» GOAL
Leave out the pictures and restate the rest of the data exactly.
* START *
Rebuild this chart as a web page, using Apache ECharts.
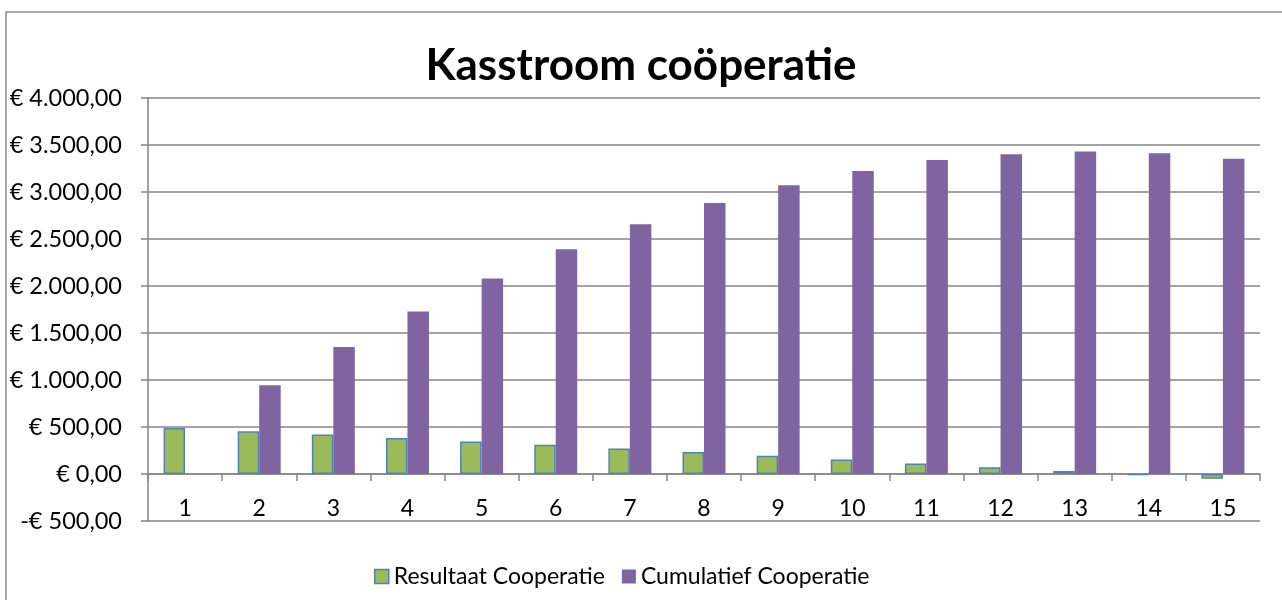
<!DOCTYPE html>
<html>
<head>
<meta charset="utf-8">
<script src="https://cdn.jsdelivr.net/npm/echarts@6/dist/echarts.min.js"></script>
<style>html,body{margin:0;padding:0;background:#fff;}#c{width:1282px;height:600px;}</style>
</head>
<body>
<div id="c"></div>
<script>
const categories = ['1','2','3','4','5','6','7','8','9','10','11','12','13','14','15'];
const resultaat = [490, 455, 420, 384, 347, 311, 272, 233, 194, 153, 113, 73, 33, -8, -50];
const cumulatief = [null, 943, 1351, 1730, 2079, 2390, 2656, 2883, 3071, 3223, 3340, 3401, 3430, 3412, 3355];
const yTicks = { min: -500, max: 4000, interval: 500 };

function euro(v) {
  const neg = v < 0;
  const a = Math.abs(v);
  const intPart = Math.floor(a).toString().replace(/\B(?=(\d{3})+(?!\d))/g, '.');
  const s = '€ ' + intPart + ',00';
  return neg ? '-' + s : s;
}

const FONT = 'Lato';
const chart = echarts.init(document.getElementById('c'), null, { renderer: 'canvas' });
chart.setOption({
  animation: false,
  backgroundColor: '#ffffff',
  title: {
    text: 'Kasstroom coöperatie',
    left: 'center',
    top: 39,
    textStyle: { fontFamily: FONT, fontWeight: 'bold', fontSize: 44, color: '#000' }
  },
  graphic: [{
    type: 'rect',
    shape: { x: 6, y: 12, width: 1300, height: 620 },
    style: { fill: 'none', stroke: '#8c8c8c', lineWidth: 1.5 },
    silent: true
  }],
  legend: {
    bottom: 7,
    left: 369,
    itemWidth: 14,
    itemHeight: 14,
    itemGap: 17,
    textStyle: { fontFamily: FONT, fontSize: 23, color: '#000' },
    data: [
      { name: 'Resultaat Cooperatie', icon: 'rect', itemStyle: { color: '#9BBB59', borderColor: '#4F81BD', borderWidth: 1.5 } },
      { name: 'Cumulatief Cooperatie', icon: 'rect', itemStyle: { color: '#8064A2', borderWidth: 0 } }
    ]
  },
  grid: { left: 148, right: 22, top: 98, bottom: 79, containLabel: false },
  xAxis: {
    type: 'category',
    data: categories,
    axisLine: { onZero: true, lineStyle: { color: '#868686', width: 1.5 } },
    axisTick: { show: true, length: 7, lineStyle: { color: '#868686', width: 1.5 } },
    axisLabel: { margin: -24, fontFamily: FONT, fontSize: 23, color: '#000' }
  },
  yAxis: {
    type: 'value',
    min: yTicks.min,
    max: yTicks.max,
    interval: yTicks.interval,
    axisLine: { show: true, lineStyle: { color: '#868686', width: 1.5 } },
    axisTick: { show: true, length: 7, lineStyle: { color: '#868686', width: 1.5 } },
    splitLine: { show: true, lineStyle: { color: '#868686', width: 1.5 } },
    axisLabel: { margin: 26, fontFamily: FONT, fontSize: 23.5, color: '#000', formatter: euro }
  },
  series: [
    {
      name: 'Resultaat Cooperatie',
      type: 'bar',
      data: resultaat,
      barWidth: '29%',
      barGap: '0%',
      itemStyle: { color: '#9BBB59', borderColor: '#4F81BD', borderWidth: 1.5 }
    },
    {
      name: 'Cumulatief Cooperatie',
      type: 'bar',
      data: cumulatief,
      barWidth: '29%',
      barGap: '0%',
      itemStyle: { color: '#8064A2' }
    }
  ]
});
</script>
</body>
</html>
* END *
» EXERCISE RESPONSE
Rebuild this chart as a web page, using Apache ECharts.
<!DOCTYPE html>
<html>
<head>
<meta charset="utf-8">
<script src="https://cdn.jsdelivr.net/npm/echarts@6/dist/echarts.min.js"></script>
<style>html,body{margin:0;padding:0;background:#fff;}#c{width:1282px;height:600px;}</style>
</head>
<body>
<div id="c"></div>
<script>
const categories = ['1','2','3','4','5','6','7','8','9','10','11','12','13','14','15'];
const resultaat = [490, 455, 420, 384, 347, 311, 272, 233, 194, 153, 113, 73, 33, -8, -50];
const cumulatief = [null, 943, 1351, 1730, 2079, 2390, 2656, 2883, 3071, 3223, 3340, 3401, 3430, 3412, 3355];
const yTicks = { min: -500, max: 4000, interval: 500 };

function euro(v) {
  const neg = v < 0;
  const a = Math.abs(v);
  const intPart = Math.floor(a).toString().replace(/\B(?=(\d{3})+(?!\d))/g, '.');
  const s = '€ ' + intPart + ',00';
  return neg ? '-' + s : s;
}

const FONT = 'Lato';
const chart = echarts.init(document.getElementById('c'), null, { renderer: 'canvas' });
chart.setOption({
  animation: false,
  backgroundColor: '#ffffff',
  title: {
    text: 'Kasstroom coöperatie',
    left: 'center',
    top: 39,
    textStyle: { fontFamily: FONT, fontWeight: 'bold', fontSize: 44, color: '#000' }
  },
  graphic: [{
    type: 'rect',
    shape: { x: 6, y: 12, width: 1300, height: 620 },
    style: { fill: 'none', stroke: '#8c8c8c', lineWidth: 1.5 },
    silent: true
  }],
  legend: {
    bottom: 7,
    left: 369,
    itemWidth: 14,
    itemHeight: 14,
    itemGap: 17,
    textStyle: { fontFamily: FONT, fontSize: 23, color: '#000' },
    data: [
      { name: 'Resultaat Cooperatie', icon: 'rect', itemStyle: { color: '#9BBB59', borderColor: '#4F81BD', borderWidth: 1.5 } },
      { name: 'Cumulatief Cooperatie', icon: 'rect', itemStyle: { color: '#8064A2', borderWidth: 0 } }
    ]
  },
  grid: { left: 148, right: 22, top: 98, bottom: 79, containLabel: false },
  xAxis: {
    type: 'category',
    data: categories,
    axisLine: { onZero: true, lineStyle: { color: '#868686', width: 1.5 } },
    axisTick: { show: true, length: 7, lineStyle: { color: '#868686', width: 1.5 } },
    axisLabel: { margin: -24, fontFamily: FONT, fontSize: 23, color: '#000' }
  },
  yAxis: {
    type: 'value',
    min: yTicks.min,
    max: yTicks.max,
    interval: yTicks.interval,
    axisLine: { show: true, lineStyle: { color: '#868686', width: 1.5 } },
    axisTick: { show: true, length: 7, lineStyle: { color: '#868686', width: 1.5 } },
    splitLine: { show: true, lineStyle: { color: '#868686', width: 1.5 } },
    axisLabel: { margin: 26, fontFamily: FONT, fontSize: 23.5, color: '#000', formatter: euro }
  },
  series: [
    {
      name: 'Resultaat Cooperatie',
      type: 'bar',
      data: resultaat,
      barWidth: '29%',
      barGap: '0%',
      itemStyle: { color: '#9BBB59', borderColor: '#4F81BD', borderWidth: 1.5 }
    },
    {
      name: 'Cumulatief Cooperatie',
      type: 'bar',
      data: cumulatief,
      barWidth: '29%',
      barGap: '0%',
      itemStyle: { color: '#8064A2' }
    }
  ]
});
</script>
</body>
</html>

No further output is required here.